Experience has fully proved that sympathy as a civil agent is vague and powerless until caught and chained in logical propositions and coined into law. When every prayer and tear represents a ballot, the mothers of the race will no longer weep in vain over the miseries of their children. The active interest women are taking in all the great questions of the day is in strong contrast with the apathy and indifference in which we found them half a century ago, and the contrast in their condition between now and then is equally marked.
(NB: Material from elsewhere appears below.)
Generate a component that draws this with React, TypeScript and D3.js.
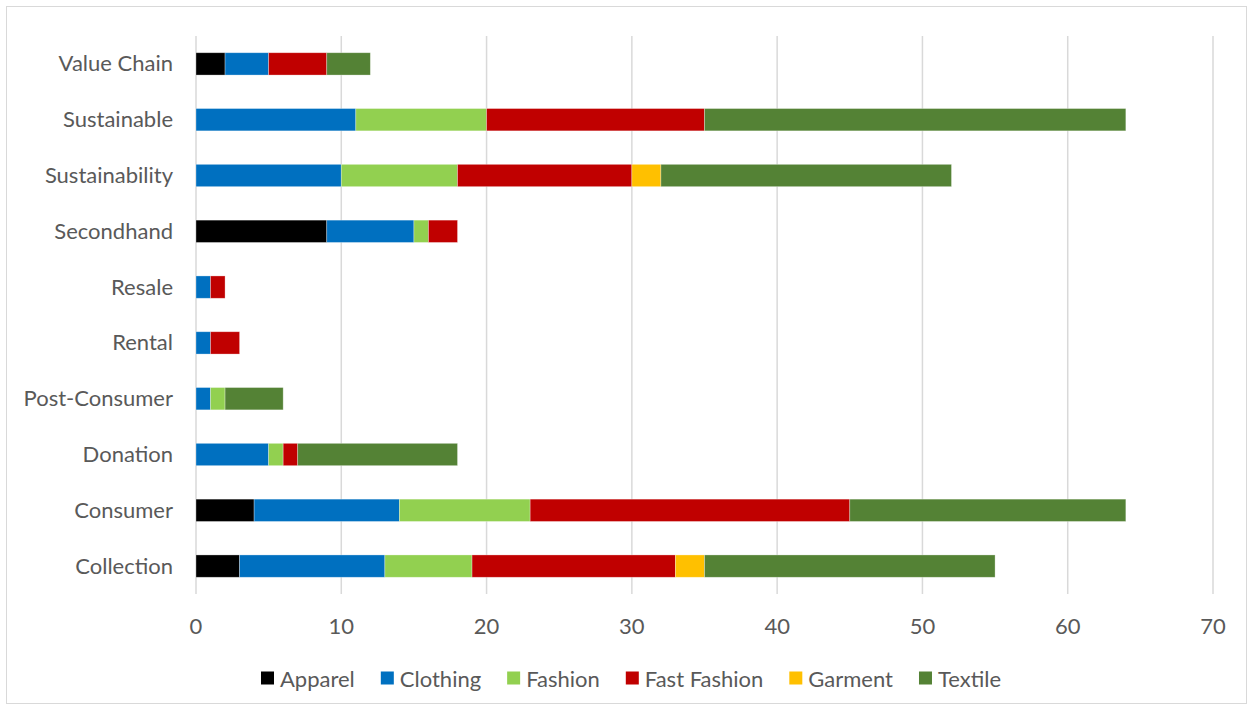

Those who inaugurated the movement for woman's enfranchisement, who for long years endured the merciless storm of ridicule and persecution, mourned over by friends, ostracized in social life, scandalized by enemies, denounced by the pulpit, scarified and caricatured by the press, may well congratulate themselves on the marked change in public sentiment which this magnificent gathering of educated women from both hemispheres so triumphantly illustrates....
We, who like the children of Israel, have been wandering in the wilderness of prejudice and ridicule for forty years feel a peculiar tenderness for the young women on whose shoulders we are about to leave our burdens. Although we have opened a pathway to the promised land and cleared up much of the underbrush of false sentiment, logic and rhetoric intertwisted with law and custom, which blocked all avenues in starting, yet there are still many obstacles to be encountered before the rough journey is ended. The younger women are starting with great advantages over us. They have the results of our experience; they have superior opportunities for education; they will find a more enlightened public sentiment for discussion; they will have more courage to take the rights which belong to them. Hence we may look to them for speedy conquests. When we think of the vantage-ground woman holds to-day, in spite of all the artificial obstacles placed in her way, we are filled with wonder as to what the future mothers of the race will be when free to have complete development.
Thus far women have been the mere echoes of men. Our laws and constitutions, our creeds and codes, and the customs of social life are all of masculine origin. The true woman is as yet a dream of the future. A just government, a humane religion, a pure social life await her coming....
At the close of this address Miss Anthony presented greetings from the Woman's Liberal Association of Bristol, England, signed by many distinguished names; from the Woman Suffrage Association of Norway, and from a number of prominent women in Dublin.